Expenses: $2500 total; Hotel=1065; Airfare=$475; Cash=$350 (most of that went to tips); Mayan Temple/Cave Tubing=$300; Massage/Reiki=$250
Audiobooks: Danger in Numbers by Heather Graham for the flights.
Mood music: When I was in my room, played my Happy Music Playlist or jazz.
Things I learned:

  • If you’re female, MAKE SURE you bring 2 bras. I thought I did. I did not. So I had to wash mine every night because I got so gross during the day. Also, bring Febreeze. You’ll need it.
  • For the Mayan Temple, I was told tennis shoes would be fine. NO. Just no. Bring hiking boots, they’re totally worth the space. Remember, NO railings. You need solid, sure footing and ankle support. Definitely a hat and sunscreen, + bug spray, tho not as much as you’ll need in cave tubing. If you have a fear of heights, I wouldn’t tackle the big one, like I did, but there are smaller pyramids that are an easier climb and not so high.

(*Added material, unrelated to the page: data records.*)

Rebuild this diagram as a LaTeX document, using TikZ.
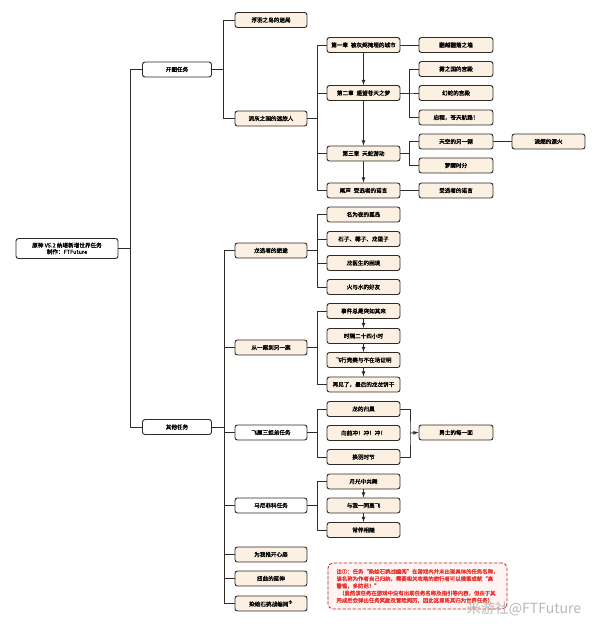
\documentclass[tikz,border=0pt]{standalone}
\usepackage{fontspec}
\setmainfont{Noto Sans CJK SC}[AutoFakeBold=1.6]
\definecolor{boxfill}{HTML}{FBF0E2}
\definecolor{boxline}{HTML}{2E2A26}
\definecolor{notered}{HTML}{E8322E}
\definecolor{notefill}{HTML}{FFF4F2}
\begin{document}
\begin{tikzpicture}[x=1pt,y=-1pt,line cap=round,line join=round,>=latex,
  box/.style={draw=boxline,line width=0.9pt,rounded corners=2.5pt,fill=boxfill,inner sep=0pt,
    minimum height=15pt,font=\fontsize{5.6}{6.5}\selectfont\bfseries},
  whitebox/.style={box,fill=white,minimum width=69pt},
  lvtwo/.style={box,minimum width=72pt},
  lvthree/.style={box,minimum width=73pt},
  lvfour/.style={box,minimum width=74pt},
  link/.style={draw=boxline,line width=0.8pt}]
  \useasboundingbox (0,0) rectangle (600,630);
  \node[box,fill=white,minimum width=102pt,minimum height=20pt,align=center] (root) at (67,248.5)
    {原神 V5.2 纳塔新增世界任务\\制作：FTFuture};
  \node[whitebox] (open) at (177,69.5) {开图任务};
  \node[whitebox] (other) at (177,427) {其他任务};
  \node[lvtwo] (fuyu) at (271,20) {浮羽之岛的迷局};
  \node[lvtwo] (liuhui) at (271,118.5) {流灰之国的迷旅人};
  \node[lvthree] (ch1) at (363.5,45) {第一章\enspace 被灰烬掩埋的城市};
  \node[lvthree] (ch2) at (363.5,93) {第二章\enspace 遥望苍天之梦};
  \node[lvthree] (ch3) at (363.5,153.5) {第三章\enspace 天蛇游动};
  \node[lvthree] (coda) at (363.5,190.5) {尾声\enspace 受选者的诺言};
  \node[lvfour] (fanyue) at (456,45) {翻越翻落之墙};
  \node[lvfour] (wudu) at (456,69) {雾之国的宫殿};
  \node[lvfour] (huanshe) at (456,93) {幻蛇的宫殿};
  \node[lvfour] (qicheng) at (456,117.5) {启程，苍天航路！};
  \node[lvfour] (tiankong) at (456,141.5) {天空的另一侧};
  \node[lvfour] (mengxing) at (456,165.5) {梦醒时分};
  \node[lvfour] (nuoyan) at (456,190.5) {受选者的诺言};
  \node[box,minimum width=73pt] (yuanhuo) at (548.5,141.5) {流燃的源火};
  \node[lvtwo] (longxuan) at (271,250.5) {龙选者的旅途};
  \node[lvtwo] (yian) at (271,347.5) {从一案到另一案};
  \node[lvtwo,fill=white] (feiwu) at (271,432.5) {飞屋三姐弟任务};
  \node[lvtwo,fill=white] (mani) at (271,505.5) {马尼菲科任务};
  \node[lvtwo] (xinfei) at (271,554.5) {为我推开心扉};
  \node[lvtwo] (niuqu) at (271,578.5) {扭曲的延伸};
  \node[lvtwo] (ranhui) at (271,603.5) {染绘石挑战编阅\textsuperscript{①}};
  \node[lvthree] (gudao) at (363.5,214.5) {名为夜的孤岛};
  \node[lvthree] (shizi) at (363.5,239) {石子、椰子、龙蛋子};
  \node[lvthree] (yisheng) at (363.5,263) {龙医生的困境};
  \node[lvthree] (haoyou) at (363.5,287) {火与水的好友};
  \node[lvthree] (shijian) at (363.5,311) {事件总是突如其来};
  \node[lvthree] (shige) at (363.5,336) {时隔二十四小时};
  \node[lvthree] (feixing) at (363.5,360) {飞行竞赛与不在场证明};
  \node[lvthree] (zaijian) at (363.5,384.5) {再见了，最后的龙龙饼干};
  \node[lvthree] (guichao) at (363.5,409) {龙的归巢};
  \node[lvthree] (chong) at (363.5,433) {向前冲！冲！冲！};
  \node[lvthree] (huanyu) at (363.5,457) {换羽时节};
  \node[lvfour] (yongshi) at (456,432.5) {勇士的每一面};
  \node[lvthree] (yueguang) at (363.5,481.5) {月光中共舞};
  \node[lvthree] (gaofei) at (363.5,505.5) {与我一同高飞};
  \node[lvthree] (xiangsui) at (363.5,530) {常伴相随};
  \coordinate (merge) at (410,433);
  \foreach \c in {open,other}
    \draw[link] (root.east) -- ++(12,0) |- (\c.west);
  \foreach \c in {fuyu,liuhui}
    \draw[link] (open.east) -- ++(11,0) |- (\c.west);
  \foreach \c in {ch1,ch2,ch3,coda}
    \draw[link] (liuhui.east) -- ++(10,0) |- (\c.west);
  \foreach \c in {wudu,huanshe,qicheng}
    \draw[link] (ch2.east) -- ++(9,0) |- (\c.west);
  \foreach \c in {tiankong,mengxing}
    \draw[link] (ch3.east) -- ++(9,0) |- (\c.west);
  \draw[link] (ch1) -- (fanyue);
  \draw[link] (coda) -- (nuoyan);
  \draw[link] (tiankong) -- (yuanhuo);
  \draw[link,->] (ch1) -- (ch2);
  \draw[link,->] (ch2) -- (ch3);
  \draw[link,->] (ch3) -- (coda);
  \foreach \c in {longxuan,yian,feiwu,mani,xinfei,niuqu,ranhui}
    \draw[link] (other.east) -- ++(12,0) |- (\c.west);
  \foreach \c in {gudao,shizi,yisheng,haoyou}
    \draw[link] (longxuan.east) -- ++(10,0) |- (\c.west);
  \foreach \c in {shijian,zaijian}
    \draw[link] (yian.east) -- ++(10,0) |- (\c.west);
  \draw[link,->] (shijian) -- (shige);
  \draw[link,->] (shige) -- (feixing);
  \draw[link,->] (feixing) -- (zaijian);
  \foreach \c in {guichao,huanyu}
    \draw[link] (feiwu.east) -- ++(10,0) |- (\c.west);
  \draw[link] (guichao.east) -| (merge) |- (huanyu.east);
  \draw[link,->] (merge) -- (yongshi.west);
  \foreach \c in {yueguang,xiangsui}
    \draw[link] (mani.east) -- ++(10,0) |- (\c.west);
  \draw[link,->] (yueguang) -- (gaofei);
  \draw[link,->] (gaofei) -- (xiangsui);
  \node[draw=notered!80!black,densely dashed,line width=0.8pt,rounded corners=5pt,fill=notefill,
    minimum width=179pt,minimum height=46pt,inner sep=0pt,text=notered,align=left,
    font=\fontsize{5.4}{7.2}\selectfont\bfseries] (note) at (417.5,586)
    {注①：任务“染绘石挑战编阅”在游戏内并未出现具体的任务名称，\\
     该名称为作者自己归纳，需要相关攻略的旅行者可以搜索成就“高\\
     警惕，多防范！”\\
     \hspace*{2.5pt}（虽然该任务在游戏中没有出现任务名称及指引等内容，但由于其\\
     完成后会弹出任务奖励及冒险阅历，因此这里将其归为世界任务）};
  \node[text=black!28,font=\fontsize{14}{14}\selectfont] (mark) at (524,609) {米游社@FTFuture};
\end{tikzpicture}
\end{document}
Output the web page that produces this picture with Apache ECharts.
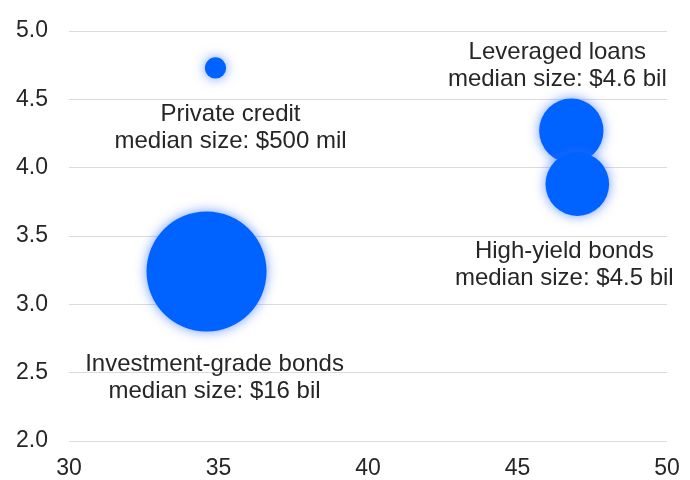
<!DOCTYPE html>
<html>
<head>
<meta charset="utf-8">
<script src="https://cdn.jsdelivr.net/npm/echarts@6/dist/echarts.min.js"></script>
<style>
  html, body { margin: 0; padding: 0; background: #ffffff; }
  #chart { width: 690px; height: 480px; }
</style>
</head>
<body>
<div id="chart"></div>
<script>
// Debt markets: maturity (x) vs. yield-like measure (y), bubble area = median deal size
const markets = ['Private credit', 'Leveraged loans', 'High-yield bonds', 'Investment-grade bonds'];
const xValues = [34.9, 46.8, 47.0, 34.6];
const yValues = [4.73, 4.27, 3.88, 3.24];
const medianSizeBil = [0.5, 4.6, 4.5, 16];
const sizeLabels = ['$500 mil', '$4.6 bil', '$4.5 bil', '$16 bil'];
const xTicks = [30, 35, 40, 45, 50];
const yTicks = [2.0, 2.5, 3.0, 3.5, 4.0, 4.5, 5.0];

// Where each annotation sits relative to its bubble (px)
const labelOffsets = [[15, 60], [-14, -65], [-13, 81], [8, 106]];

const TEXT = '#262626';
const FONT = 'Liberation Sans, Arial, Helvetica, sans-serif';

const points = markets.map((name, i) => ({
  name: name,
  value: [xValues[i], yValues[i], medianSizeBil[i]],
  sizeText: sizeLabels[i],
  label: { offset: labelOffsets[i] }
}));

const chart = echarts.init(document.getElementById('chart'), null, { renderer: 'canvas' });

chart.setOption({
  animation: false,
  backgroundColor: '#ffffff',
  grid: { left: 69, right: 23, top: 31, bottom: 39, containLabel: false },
  xAxis: {
    type: 'value',
    min: xTicks[0],
    max: xTicks[xTicks.length - 1],
    interval: xTicks[1] - xTicks[0],
    axisLine: { show: false },
    axisTick: { show: false },
    splitLine: { show: false },
    axisLabel: { fontSize: 23, color: TEXT, fontFamily: FONT, margin: 16 }
  },
  yAxis: {
    type: 'value',
    min: yTicks[0],
    max: yTicks[yTicks.length - 1],
    interval: yTicks[1] - yTicks[0],
    axisLine: { show: false },
    axisTick: { show: false },
    splitLine: { show: true, lineStyle: { color: '#dcdcdc', width: 1 } },
    axisLabel: {
      fontSize: 23, color: TEXT, fontFamily: FONT, margin: 21,
      formatter: v => v.toFixed(1)
    }
  },
  series: [{
    type: 'scatter',
    data: points,
    // bubble area proportional to median size
    symbolSize: v => 30 * Math.sqrt(v[2]),
    itemStyle: {
      color: '#0062ff',
      opacity: 1,
      shadowBlur: 12,
      shadowColor: 'rgba(50, 110, 255, 0.7)'
    },
    label: {
      show: true,
      position: 'inside',
      align: 'center',
      verticalAlign: 'middle',
      fontSize: 24,
      lineHeight: 27,
      color: TEXT,
      fontFamily: FONT,
      formatter: p => p.name + '\nmedian size: ' + p.data.sizeText
    },
    emphasis: { disabled: true }
  }]
});
</script>
</body>
</html>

  • For Cave Tubing, swim shorts/bike shorts and a dry-wick shirt is just fine if you don’t want to wear a swim suit. Your boobs are covered up by the life vest 99% of the time. 100% on the bug spray here, so-so on the sunscreen. If you’re claustrophobic, you might want to skip this one.
  • Most of the people you will hire are day jobbers, meaning they get paid for the whole day. I paid $300 for my adventure, but my driver was only paid $25 American. So you bet your boopie I tipped, and tipped well.
  • Pleasant surprise – the Mayan pieces of lore were exceptionally well done (I kind of knew about 75% of it anyway, and what I knew was on target) and consistent across 3 guides.
  • Gas is VERY expensive there. Like $8 a gallon. Get a driver. It’s cheaper and if you’re in a city, you will get lost fast.